Queen Elizabeth II yesterday marked the 70th anniversary of her accession, far outstripping the record of any of her predecessors. The previous record-holder, Victoria, already in her day a byword for longevity, managed rather less than 64 years.
Monarchs have more opportunity for long tenure than other professions because there is no minimum age requirement; some inherit thrones as children (Mary Queen of Scots, for example, was only six days old). The longest reign generally acknowledged is that of Louis XIV of France, who became king at the age of four and ruled for more than 72 years; if she lives, Elizabeth will overtake his record in May of 2024.

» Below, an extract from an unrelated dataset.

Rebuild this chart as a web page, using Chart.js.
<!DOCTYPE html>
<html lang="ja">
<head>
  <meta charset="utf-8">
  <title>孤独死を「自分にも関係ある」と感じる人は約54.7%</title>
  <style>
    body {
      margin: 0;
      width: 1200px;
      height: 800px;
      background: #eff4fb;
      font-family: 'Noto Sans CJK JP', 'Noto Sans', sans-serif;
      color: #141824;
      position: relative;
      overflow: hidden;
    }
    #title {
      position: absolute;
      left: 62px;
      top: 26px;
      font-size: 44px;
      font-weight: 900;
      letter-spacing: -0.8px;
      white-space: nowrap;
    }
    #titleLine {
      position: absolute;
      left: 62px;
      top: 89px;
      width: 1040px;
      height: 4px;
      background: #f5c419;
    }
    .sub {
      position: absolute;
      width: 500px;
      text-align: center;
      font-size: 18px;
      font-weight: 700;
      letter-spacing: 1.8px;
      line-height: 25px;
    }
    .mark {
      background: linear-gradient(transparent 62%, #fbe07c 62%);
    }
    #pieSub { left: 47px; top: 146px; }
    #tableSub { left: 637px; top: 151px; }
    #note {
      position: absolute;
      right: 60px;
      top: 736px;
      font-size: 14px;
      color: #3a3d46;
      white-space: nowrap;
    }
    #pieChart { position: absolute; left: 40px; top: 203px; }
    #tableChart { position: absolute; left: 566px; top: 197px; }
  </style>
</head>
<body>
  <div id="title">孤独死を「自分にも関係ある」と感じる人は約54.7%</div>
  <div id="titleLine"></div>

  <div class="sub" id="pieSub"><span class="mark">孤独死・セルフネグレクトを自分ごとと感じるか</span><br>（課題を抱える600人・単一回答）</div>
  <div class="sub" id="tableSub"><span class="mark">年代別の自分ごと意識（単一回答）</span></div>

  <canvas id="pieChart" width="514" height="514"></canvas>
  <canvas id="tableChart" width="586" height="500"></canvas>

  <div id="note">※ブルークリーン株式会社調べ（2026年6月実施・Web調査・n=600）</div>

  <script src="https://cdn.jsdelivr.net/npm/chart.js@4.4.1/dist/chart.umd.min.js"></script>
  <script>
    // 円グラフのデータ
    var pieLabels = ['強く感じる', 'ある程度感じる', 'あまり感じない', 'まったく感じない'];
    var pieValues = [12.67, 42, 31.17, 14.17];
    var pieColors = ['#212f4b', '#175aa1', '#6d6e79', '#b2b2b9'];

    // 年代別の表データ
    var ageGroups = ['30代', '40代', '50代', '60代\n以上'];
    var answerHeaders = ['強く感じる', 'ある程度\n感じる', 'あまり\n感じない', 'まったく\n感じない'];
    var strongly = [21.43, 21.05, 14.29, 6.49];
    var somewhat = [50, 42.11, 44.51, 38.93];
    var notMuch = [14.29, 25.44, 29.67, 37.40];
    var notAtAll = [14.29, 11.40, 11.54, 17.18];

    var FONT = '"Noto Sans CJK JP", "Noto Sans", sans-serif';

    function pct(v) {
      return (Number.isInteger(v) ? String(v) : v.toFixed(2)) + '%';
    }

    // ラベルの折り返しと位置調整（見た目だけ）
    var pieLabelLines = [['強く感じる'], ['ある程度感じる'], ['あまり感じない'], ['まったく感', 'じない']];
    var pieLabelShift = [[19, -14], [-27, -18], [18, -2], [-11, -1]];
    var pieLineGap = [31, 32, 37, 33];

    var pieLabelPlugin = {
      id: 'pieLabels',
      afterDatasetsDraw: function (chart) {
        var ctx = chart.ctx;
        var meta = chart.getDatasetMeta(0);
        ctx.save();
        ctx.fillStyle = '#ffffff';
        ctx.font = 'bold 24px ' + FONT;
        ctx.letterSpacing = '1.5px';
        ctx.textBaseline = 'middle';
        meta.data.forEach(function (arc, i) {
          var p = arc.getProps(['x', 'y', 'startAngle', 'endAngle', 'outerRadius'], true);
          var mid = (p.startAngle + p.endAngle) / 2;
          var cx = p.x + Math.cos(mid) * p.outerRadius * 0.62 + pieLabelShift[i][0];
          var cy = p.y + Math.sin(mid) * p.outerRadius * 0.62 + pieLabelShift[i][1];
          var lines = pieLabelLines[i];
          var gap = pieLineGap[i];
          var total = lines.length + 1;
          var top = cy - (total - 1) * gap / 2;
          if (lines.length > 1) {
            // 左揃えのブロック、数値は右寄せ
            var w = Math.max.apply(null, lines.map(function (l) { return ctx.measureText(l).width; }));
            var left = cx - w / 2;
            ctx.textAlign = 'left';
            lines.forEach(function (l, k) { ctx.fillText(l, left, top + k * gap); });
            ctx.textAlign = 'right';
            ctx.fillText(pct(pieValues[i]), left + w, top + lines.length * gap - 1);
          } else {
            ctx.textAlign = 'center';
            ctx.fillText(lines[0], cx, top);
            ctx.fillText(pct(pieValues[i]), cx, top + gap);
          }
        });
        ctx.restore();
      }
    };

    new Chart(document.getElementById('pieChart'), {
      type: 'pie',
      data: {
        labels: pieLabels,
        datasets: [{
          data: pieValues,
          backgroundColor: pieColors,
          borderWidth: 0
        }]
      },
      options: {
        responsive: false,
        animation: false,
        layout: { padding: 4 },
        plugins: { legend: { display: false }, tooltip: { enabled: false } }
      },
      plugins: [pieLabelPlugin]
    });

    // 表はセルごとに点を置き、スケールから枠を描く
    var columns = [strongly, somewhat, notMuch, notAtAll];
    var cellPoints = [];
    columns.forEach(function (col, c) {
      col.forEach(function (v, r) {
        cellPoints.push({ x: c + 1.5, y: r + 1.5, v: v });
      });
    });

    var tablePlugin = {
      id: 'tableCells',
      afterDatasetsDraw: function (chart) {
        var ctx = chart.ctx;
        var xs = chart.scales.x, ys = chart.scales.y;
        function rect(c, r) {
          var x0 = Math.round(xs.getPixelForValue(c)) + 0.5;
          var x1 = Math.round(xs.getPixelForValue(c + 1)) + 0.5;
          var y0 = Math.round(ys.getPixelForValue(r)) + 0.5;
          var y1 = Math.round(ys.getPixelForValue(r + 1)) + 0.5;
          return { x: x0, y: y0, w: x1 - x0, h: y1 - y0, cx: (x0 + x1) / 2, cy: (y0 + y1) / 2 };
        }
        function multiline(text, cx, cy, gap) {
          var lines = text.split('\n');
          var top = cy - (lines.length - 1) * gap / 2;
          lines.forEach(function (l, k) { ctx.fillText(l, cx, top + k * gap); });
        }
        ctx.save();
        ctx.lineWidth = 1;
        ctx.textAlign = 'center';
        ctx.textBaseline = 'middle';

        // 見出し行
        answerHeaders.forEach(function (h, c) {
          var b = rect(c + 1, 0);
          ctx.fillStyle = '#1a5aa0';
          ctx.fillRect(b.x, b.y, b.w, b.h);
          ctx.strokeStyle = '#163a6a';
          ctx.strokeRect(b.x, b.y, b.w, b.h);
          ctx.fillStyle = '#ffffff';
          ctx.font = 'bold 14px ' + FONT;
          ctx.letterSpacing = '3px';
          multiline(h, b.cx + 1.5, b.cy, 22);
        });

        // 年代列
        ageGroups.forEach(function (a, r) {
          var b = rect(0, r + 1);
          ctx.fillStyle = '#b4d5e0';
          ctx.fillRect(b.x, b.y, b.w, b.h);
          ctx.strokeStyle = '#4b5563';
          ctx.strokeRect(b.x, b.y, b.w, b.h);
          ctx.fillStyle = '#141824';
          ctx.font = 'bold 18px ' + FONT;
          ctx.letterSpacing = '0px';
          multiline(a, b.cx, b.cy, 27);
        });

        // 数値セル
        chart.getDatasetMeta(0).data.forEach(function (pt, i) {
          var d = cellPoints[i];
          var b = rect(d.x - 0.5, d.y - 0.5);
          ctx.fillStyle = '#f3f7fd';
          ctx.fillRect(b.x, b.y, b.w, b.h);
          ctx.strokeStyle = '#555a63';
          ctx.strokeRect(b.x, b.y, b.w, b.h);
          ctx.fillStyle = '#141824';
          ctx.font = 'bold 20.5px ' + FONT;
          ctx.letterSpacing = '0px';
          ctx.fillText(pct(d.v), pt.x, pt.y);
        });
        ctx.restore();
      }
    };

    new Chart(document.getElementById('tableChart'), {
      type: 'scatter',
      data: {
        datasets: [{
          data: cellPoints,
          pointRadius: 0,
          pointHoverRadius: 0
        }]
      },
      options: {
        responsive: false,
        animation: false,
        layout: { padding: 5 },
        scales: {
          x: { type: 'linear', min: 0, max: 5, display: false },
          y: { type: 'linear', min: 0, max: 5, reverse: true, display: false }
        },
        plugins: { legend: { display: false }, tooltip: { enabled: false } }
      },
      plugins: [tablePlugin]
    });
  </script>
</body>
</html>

But she took the throne as an adult: for the whole 70 years she has been queen in fact, not just in name. The job, of course, is not what it once was. A constitutional monarch leaves the actual tasks of government to others (not always with happy results), but the formal and ceremonial roles still involve a great deal of work, which the queen has performed conscientiously and well. To be still doing so at age 95 is a remarkable achievement.

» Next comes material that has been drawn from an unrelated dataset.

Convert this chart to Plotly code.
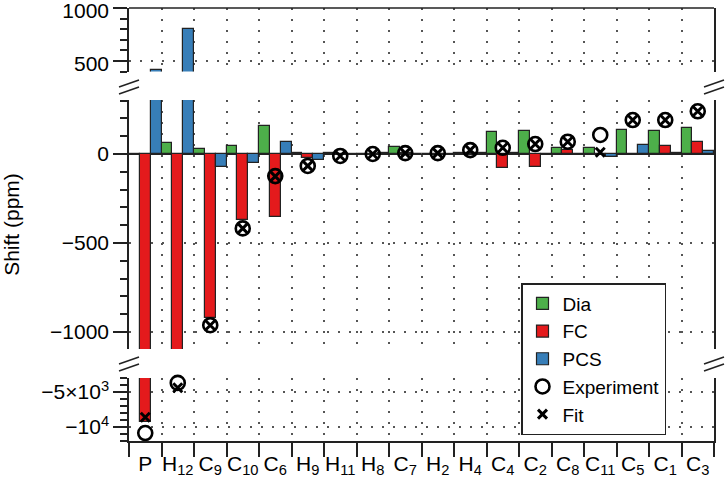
import plotly.graph_objects as go

# ---------------- data ----------------
categories = ["P", "H<sub>12</sub>", "C<sub>9</sub>", "C<sub>10</sub>", "C<sub>6</sub>",
              "H<sub>9</sub>", "H<sub>11</sub>", "H<sub>8</sub>", "C<sub>7</sub>",
              "H<sub>2</sub>", "H<sub>4</sub>", "C<sub>4</sub>", "C<sub>2</sub>",
              "C<sub>8</sub>", "C<sub>11</sub>", "C<sub>5</sub>", "C<sub>1</sub>", "C<sub>3</sub>"]
dia = [-8, 62, 26, 45, 157, 5, 3, 2, 41, 2, 8, 122, 131, 36, 32, 135, 129, 144]
fc = [-9300, -2000, -921, -371, -352, -24, -5, -3, 3, 2, 5, -77, -71, 22, 0, 2, 45, 69]
pcs = [415, 800, -75, -49, 69, -34, -3, 5, 0, -5, 4, 3, 2, 2, -15, 51, 3, 17]
experiment = [-10860, -3700, -962, -418, -124, -67, -11, 0, 5, 5, 22, 35, 56, 69, 107, 191, 191, 240]
fit = [-8600, -4400, -962, -418, -126, -67, -11, 0, 5, 5, 22, 35, 56, 69, 10, 191, 191, 240]

# y ranges of the three panels (bottom, middle, top)
range_bot = [-12000, -3000]
range_mid = [-1095.5, 303.4]
range_top = [400, 1000.01]

bot_ticks = [-10000, -5000]
bot_ticktext = ["\u221210<sup>4</sup>", "\u22125\u00d710<sup>3</sup>"]
mid_ticks = [-1000, -500, 0]
top_ticks = [500, 1000]

# ---------------- style ----------------
GREEN, RED, BLUE = "#4DAF4A", "#E41A1C", "#377EB8"
INK = "#222222"
FONT = "Liberation Sans, Arial, Helvetica, sans-serif"
W, H = 725, 482
L, R, T, B = 129, 11, 8, 41
PW, PH = W - L - R, H - T - B


def px2y(py):
    return (H - B - py) / PH


def px2x(px):
    return (px - L) / PW


def in_range(vals, rng):
    return [v if (v is not None and rng[0] <= v <= rng[1]) else None for v in vals]


fig = go.Figure()

panels = [("y2", range_mid, True), ("y", range_bot, False), ("y3", range_top, False)]
for yax, rng, legend in panels:
    for name, vals, col, og in [("Dia", dia, GREEN, "a"), ("FC", fc, RED, "b"), ("PCS", pcs, BLUE, "c")]:
        fig.add_trace(go.Bar(x=categories, y=vals, name=name, yaxis=yax, xaxis="x",
                             marker=dict(color=col, line=dict(color=INK, width=1.2)),
                             offsetgroup=og, showlegend=legend, legendgroup=name))
for yax, rng, legend in panels:
    fig.add_trace(go.Scatter(x=categories, y=in_range(experiment, rng), name="Experiment",
                             mode="markers", yaxis=yax, xaxis="x", cliponaxis=False,
                             marker=dict(symbol="circle-open", size=14, color="black",
                                         line=dict(width=2.6, color="black")),
                             showlegend=legend, legendgroup="exp"))
    fig.add_trace(go.Scatter(x=categories, y=in_range(fit, rng), name="Fit",
                             mode="markers", yaxis=yax, xaxis="x", cliponaxis=False,
                             marker=dict(symbol="x-thin-open", size=9, color="black",
                                         line=dict(width=3, color="black")),
                             showlegend=legend, legendgroup="fit"))

grid = dict(showgrid=True, gridcolor="#555555", gridwidth=1.5, griddash="1.5px,9.5px")
axis_common = dict(showline=True, linecolor=INK, linewidth=1.5, mirror=True,
                   ticks="outside", ticklen=14, tickwidth=1.5, tickcolor=INK,
                   tickfont=dict(family=FONT, size=21, color="black"),
                   zeroline=False, anchor="x", automargin=False, ticklabeloverflow="allow",
                   minor=dict(ticks="outside", ticklen=7, tickwidth=1.5, tickcolor=INK, showgrid=False),
                   **grid)

yb = dict(axis_common)
yb.update(domain=[0, px2y(378)], range=range_bot, tickmode="array", tickvals=bot_ticks,
          ticktext=bot_ticktext)
yb["minor"] = dict(axis_common["minor"], dtick=1000, tick0=0)

ym = dict(axis_common)
ym.update(domain=[px2y(349), px2y(100)], range=range_mid, tickmode="array", tickvals=mid_ticks,
          zeroline=True, zerolinecolor=INK, zerolinewidth=1.2,
          title=dict(text="Shift (ppm)", font=dict(family=FONT, size=21, color="black"), standoff=30))
ym["minor"] = dict(axis_common["minor"], dtick=100, tick0=0)

yt = dict(axis_common)
yt.update(domain=[px2y(71.6), 1], range=range_top, tickmode="array", tickvals=top_ticks,
          ticklabelshift=3)
yt["minor"] = dict(axis_common["minor"], dtick=100, tick0=0)

fig.update_layout(
    width=W, height=H,
    margin=dict(l=L, r=R, t=T, b=B, autoexpand=False),
    paper_bgcolor="white", plot_bgcolor="white",
    barmode="group", bargap=0, bargroupgap=0,
    font=dict(family=FONT, size=21, color="black"),
    xaxis=dict(type="category", anchor="y", domain=[0, 1], showline=True, linecolor=INK,
               linewidth=1.5, ticks="outside", ticklen=14, tickwidth=1.5, tickcolor=INK,
               tickson="boundaries", tickangle=0, automargin=False, ticklabelstandoff=3,
               tickfont=dict(family=FONT, size=21, color="black"),
               range=[-0.5, len(categories) - 0.5], zeroline=False, **grid),
    yaxis=yb, yaxis2=ym, yaxis3=yt,
    legend=dict(x=px2x(521), y=px2y(283), xanchor="left", yanchor="top",
                bgcolor="white", bordercolor=INK, borderwidth=1.5,
                font=dict(family=FONT, size=19, color="black"), traceorder="normal",
                tracegroupgap=0),
    showlegend=True,
)

# top border and axis-break marks (decoration)
shapes = [dict(type="line", xref="paper", yref="paper", x0=0, x1=1, y0=1, y1=1,
               line=dict(color=INK, width=1.5))]
for cy in (87, 364):
    for xc in (129, 714):
        for dy in (-3.5, 3.5):
            shapes.append(dict(type="line", xref="paper", yref="paper",
                               x0=px2x(xc - 10), x1=px2x(xc + 10),
                               y0=px2y(cy + dy + 3.5), y1=px2y(cy + dy - 3.5),
                               line=dict(color=INK, width=1.5)))
fig.update_layout(shapes=shapes)

fig.write_html("out.html", config={"displayModeBar": False},
               post_script="document.body.style.margin='0px';document.body.style.overflow='hidden';")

As in most areas of life, it’s important not to generalise from the exceptional cases. One child practises hard at tennis (or whatever) and goes on to be a world champion; that’s wonderful and worth celebrating, but it doesn’t mean that if your child practises hard they will do the same. Most probably they won’t.

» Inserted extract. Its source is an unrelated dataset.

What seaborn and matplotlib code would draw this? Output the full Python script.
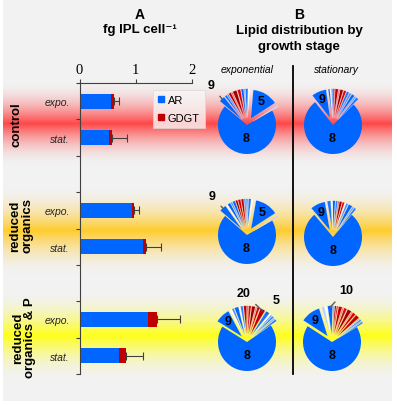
import numpy as np
import pandas as pd
import matplotlib
matplotlib.use("Agg")
import matplotlib.pyplot as plt
from matplotlib.lines import Line2D
import seaborn as sns

plt.rcParams["font.family"] = ["Liberation Sans", "DejaVu Sans"]

# ---- panel A data: fg IPL per cell ----
bar_ids = ["c_expo", "c_stat", "r_expo", "r_stat", "p_expo", "p_stat"]
stages = ["expo.", "stat.", "expo.", "stat.", "expo.", "stat."]
ar_vals = [0.56, 0.52, 0.93, 1.12, 1.21, 0.70]
gdgt_vals = [0.05, 0.06, 0.04, 0.06, 0.16, 0.13]
err_vals = [0.09, 0.26, 0.08, 0.27, 0.42, 0.30]
slot_order = ["c_expo", "c_stat", "gap1", "r_expo", "r_stat", "gap2", "p_expo", "p_stat"]
row_labels = ["control", "reduced\norganics", "reduced\norganics & P"]

# ---- panel B data: lipid distribution (slice sizes in degrees) ----
ctrl_expo_deg = [250, 3, 52, 3, 5, 2, 5, 6, 8, 2, 5, 3, 4, 12]
ctrl_expo_lab = ["8", "", "5", "", "", "", "", "", "", "", "", "", "", "9"]
ctrl_stat_deg = [277, 5, 3, 6, 4, 5, 5, 6, 2, 6, 3, 3, 2, 3, 30]
ctrl_stat_lab = ["8", "", "", "", "", "", "", "", "", "", "", "", "", "", "9"]
red_expo_deg = [251, 3, 47, 3, 5, 4, 3, 5, 5, 4, 5, 3, 6, 2, 14]
red_expo_lab = ["8", "", "5", "", "", "", "", "", "", "", "", "", "", "", "9"]
red_stat_deg = [280, 4, 3, 8, 4, 2, 4, 5, 2, 4, 5, 2, 7, 30]
red_stat_lab = ["8", "", "", "", "", "", "", "", "", "", "", "", "", "9"]
p_expo_deg = [247, 4, 3, 4, 3, 2, 8, 10, 5, 2, 7, 5, 2, 6, 5, 2, 8, 4, 3, 30]
p_expo_lab = ["8", "", "", "", "", "", "5", "20", "", "", "", "", "", "", "", "", "", "", "", "9"]
p_stat_deg = [244, 3, 2, 3, 2, 8, 6, 2, 8, 6, 2, 7, 3, 3, 2, 10, 4, 5, 40]
p_stat_lab = ["8", "", "", "", "", "", "", "", "", "", "", "", "", "", "", "10", "", "", "9"]

# ---- styles ----
BLUE = "#0066ff"
RED = "#c00000"
ctrl_expo_col = [BLUE, "#b8d0ff", BLUE, "#ffffff", "#1a75ff", "#6699ff", BLUE, "#e00000",
                 "#a00000", "#e83030", "#c00000", "#4d88ff", BLUE, BLUE]
ctrl_stat_col = [BLUE, "#1a75ff", "#6699ff", BLUE, "#4d88ff", "#1a75ff", "#e00000", "#a00000",
                 "#e84040", "#c00000", "#d01010", "#4d88ff", "#ffffff", BLUE, BLUE]
red_expo_col = [BLUE, "#b8d0ff", BLUE, "#ffffff", "#1a75ff", "#6699ff", "#3380ff", "#c00000",
                "#e00000", "#a00000", BLUE, "#4d88ff", BLUE, "#ffffff", BLUE]
red_stat_col = [BLUE, "#1a75ff", "#6699ff", BLUE, "#4d88ff", "#ffffff", "#e00000", "#a00000",
                "#e84040", "#3380ff", BLUE, "#ffffff", "#1a75ff", BLUE]
p_expo_col = [BLUE, "#1a75ff", "#80aaff", "#3380ff", "#6699ff", "#ffffff", "#1a75ff",
              "#c00000", "#e00000", "#e85050", "#a00000", "#d01010", "#e83030", "#c00000",
              "#3380ff", "#ffffff", BLUE, "#4d88ff", "#ffffff", BLUE]
p_stat_col = [BLUE, "#1a75ff", "#6699ff", "#3380ff", "#80aaff", "#c00000", "#e00000", "#e85050",
              "#a00000", "#d01010", "#e84040", "#c00000", "#e02020", "#b00000", "#4d88ff",
              BLUE, "#ffffff", "#b8d0ff", BLUE]

W, H = 397, 406
R = 29.0     # pie radius in px
PS = 120.0   # pie axes size in px

fig = plt.figure(figsize=(W / 100, H / 100), dpi=100, facecolor="white")

# background with coloured bands
bg = np.ones((H, W, 3))
bg[:402, 3:392] = 242 / 255
yy = np.arange(402)[:, None, None]
bands = [(124, 42, (1.0, 0.28, 0.28)), (231, 44, (1.0, 0.80, 0.18)), (336, 44, (1.0, 1.0, 0.10))]
for cy, hw, col in bands:
    a = np.clip(1 - np.abs(yy - cy) / hw, 0, 1) ** 1.8
    bg[:402, 3:392] = bg[:402, 3:392] * (1 - a) + np.array(col) * a

ax_bg = fig.add_axes([0, 0, 1, 1])
ax_bg.imshow(bg, extent=(0, W, H, 0), aspect="auto", interpolation="bilinear")
ax_bg.set_xlim(0, W)
ax_bg.set_ylim(H, 0)
ax_bg.axis("off")
ax_bg.plot([293, 293], [67, 375], color="black", lw=1.3)

# titles
ax_bg.text(140, 15, "A", ha="center", va="center", fontsize=10, fontweight="bold")
ax_bg.text(140, 30, "fg IPL cell⁻¹", ha="center", va="center", fontsize=9.5, fontweight="bold")
ax_bg.text(299, 15, "B", ha="center", va="center", fontsize=10, fontweight="bold")
ax_bg.text(299, 31, "Lipid distribution by", ha="center", va="center", fontsize=9.5, fontweight="bold")
ax_bg.text(299, 47, "growth stage", ha="center", va="center", fontsize=9.5, fontweight="bold")
ax_bg.text(247, 70, "exponential", ha="center", va="center", fontsize=7.5, fontstyle="italic")
ax_bg.text(336, 70, "stationary", ha="center", va="center", fontsize=7.5, fontstyle="italic")
for (x, y), lab in zip([(17, 125), (21, 226), (24, 338)], row_labels):
    ax_bg.text(x, y, lab, rotation=90, ha="center", va="center", fontsize=9.5,
               fontweight="bold", linespacing=1.0, multialignment="center")

# ---- panel A: stacked horizontal bars ----
df = pd.DataFrame({"id": bar_ids, "stage": stages, "AR": ar_vals, "GDGT": gdgt_vals, "err": err_vals})
df["total"] = df["AR"] + df["GDGT"]

ax = fig.add_axes([79.5 / W, 1 - 375 / H, 112.5 / W, 291 / H])
ax.set_facecolor("none")
sns.barplot(data=df, x="total", y="id", order=slot_order, color=RED, width=0.42,
            saturation=1, errorbar=None, linewidth=0, ax=ax)
sns.barplot(data=df, x="AR", y="id", order=slot_order, color=BLUE, width=0.42,
            saturation=1, errorbar=None, linewidth=0, ax=ax)
ypos = [slot_order.index(i) for i in df["id"]]
ax.errorbar(df["total"], ypos, xerr=[np.zeros(len(df)), df["err"]], fmt="none",
            ecolor="#404040", elinewidth=0.8, capsize=3, capthick=0.8, zorder=0.5)

ax.set_xlim(0, 2)
ax.set_ylim(7.5, -0.5)
ax.set_xlabel("")
ax.set_ylabel("")
ax.xaxis.tick_top()
ax.set_xticks([0, 1, 2])
ax.tick_params(axis="x", length=3, width=0.8, pad=2, labelsize=10.5, color="#404040")
for t in ax.get_xticklabels():
    t.set_fontfamily("Liberation Serif")
ax.set_yticks(np.arange(-0.5, 8, 1))
ax.set_yticklabels([])
ax.set_yticks(ypos, minor=True)
ax.set_yticklabels(df["stage"], minor=True, fontstyle="italic", fontsize=7.5, color="#262626")
ax.tick_params(axis="y", which="minor", length=0, pad=7)
ax.tick_params(axis="y", which="major", length=3, width=0.8, color="#404040")
for side in ["bottom", "right"]:
    ax.spines[side].set_visible(False)
for side in ["top", "left"]:
    ax.spines[side].set_linewidth(0.8)
    ax.spines[side].set_color("#404040")

handles = [Line2D([], [], ls="none", marker="s", ms=5, color=BLUE),
           Line2D([], [], ls="none", marker="s", ms=5, color=RED)]
leg = ax.legend(handles, ["AR", "GDGT"], loc="upper left", bbox_to_anchor=(153 / W, 1 - 91 / H),
                bbox_transform=fig.transFigure, borderaxespad=0, fontsize=8, handlelength=0.6,
                handletextpad=0.3, labelspacing=0.7, borderpad=0.45, fancybox=False)
leg.get_frame().set_facecolor("#f7f7f7")
leg.get_frame().set_edgecolor("#d9d9d9")
leg.get_frame().set_linewidth(0.6)

# ---- panel B: pies ----
pies = [
    (247, 126, ctrl_expo_deg, ctrl_expo_col, ctrl_expo_lab, 140, {"9": (132, 1.85)}),
    (333, 126, ctrl_stat_deg, ctrl_stat_col, ctrl_stat_lab, 128, {}),
    (247, 236, red_expo_deg, red_expo_col, red_expo_lab, 139, {"9": (132, 1.8)}),
    (333, 238, red_stat_deg, red_stat_col, red_stat_lab, 130, {}),
    (247, 343, p_expo_deg, p_expo_col, p_expo_lab, 148, {"20": (94, 1.7), "5": (55, 1.75)}),
    (332, 343, p_stat_deg, p_stat_col, p_stat_lab, 147, {"10": (75, 1.85)}),
]
for cx, cy, degs, cols, labs, start, outside in pies:
    pax = fig.add_axes([(cx - PS / 2) / W, 1 - (cy + PS / 2) / H, PS / W, PS / H])
    explode = [0] + [0.25] * (len(degs) - 1)
    wedges, _ = pax.pie(degs, colors=cols, explode=explode, startangle=start, radius=1,
                        wedgeprops=dict(linewidth=0.2, edgecolor=(1, 1, 1, 0.6)))
    wedges[0].set_linewidth(0)
    lim = PS / 2 / R
    pax.set_xlim(-lim, lim)
    pax.set_ylim(-lim, lim)
    pax.set_aspect("equal")
    pax.axis("off")
    for k, (w, lab) in enumerate(zip(wedges, labs)):
        if not lab:
            continue
        mid = np.deg2rad((w.theta1 + w.theta2) / 2)
        wx, wy = w.center
        if lab in outside:
            ang, dist = outside[lab]
            tip = (wx + 0.95 * np.cos(mid), wy + 0.95 * np.sin(mid))
            txt = (dist * np.cos(np.deg2rad(ang)), dist * np.sin(np.deg2rad(ang)))
            pax.annotate(lab, xy=tip, xytext=txt, ha="center", va="center", fontsize=9,
                         fontweight="bold", zorder=5,
                         arrowprops=dict(arrowstyle="-", color="#595959", lw=1.0,
                                         shrinkA=3, shrinkB=0, zorder=5))
        else:
            rr = 0.45 if k == 0 else 0.72
            pax.text(wx + rr * np.cos(mid), wy + rr * np.sin(mid), lab, ha="center", va="center",
                     fontsize=9, fontweight="bold")

fig.savefig("out.png", dpi=100, facecolor="white")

So with monarchy: the existence of an exceptionally successful monarch does not prove the worth of monarchy as an institution. It’s worth revisiting what I wrote ten years ago, when the queen celebrated her diamond jubilee. You can still find it on the Crikey website, but here’s my conclusion:
The plain fact is that Britain in recent times has been very lucky. Most monarchs have understood their place and done their job reasonably well.
In the two centuries since George III, none have seriously tried to extend the bounds of their constitutional power. The last monarch to have a different view of his duties to that of his government — Edward VIII — was content to abdicate rather than force the issue.
Even more importantly, monarchs over those two centuries have been of sound mind, and for even longer — in fact, ever since the accession of Mary I in 1553 — they have all been adults. But in the annals of monarchy that’s very unusual. Madness, child monarchs and disputed regencies are the rule as much as the exception.
Walter Bagehot famously remarked that “It has been said, not truly, but with a possible approximation to truth, ‘That in 1802 every hereditary monarch was insane’,” and went on to say that “The more we study the nature of cabinet government, the more we shall shrink from exposing at a vital instant its delicate machinery to a blow from a casual, incompetent, and perhaps semi-insane outsider.”
The most important thing to remember when framing systems of government is to expect the worst, not the best. If we assume that personnel will always be wise and virtuous, the task becomes much simpler. But when that assumption comes to grief, as sooner or later it inevitably will, we will wish that we had included more safeguards and trusted less to good fortune.
By all means celebrate the good fortune that has given us 60 years of a decent and competent monarch. But let’s not draw the wrong lesson about the usefulness of monarchy.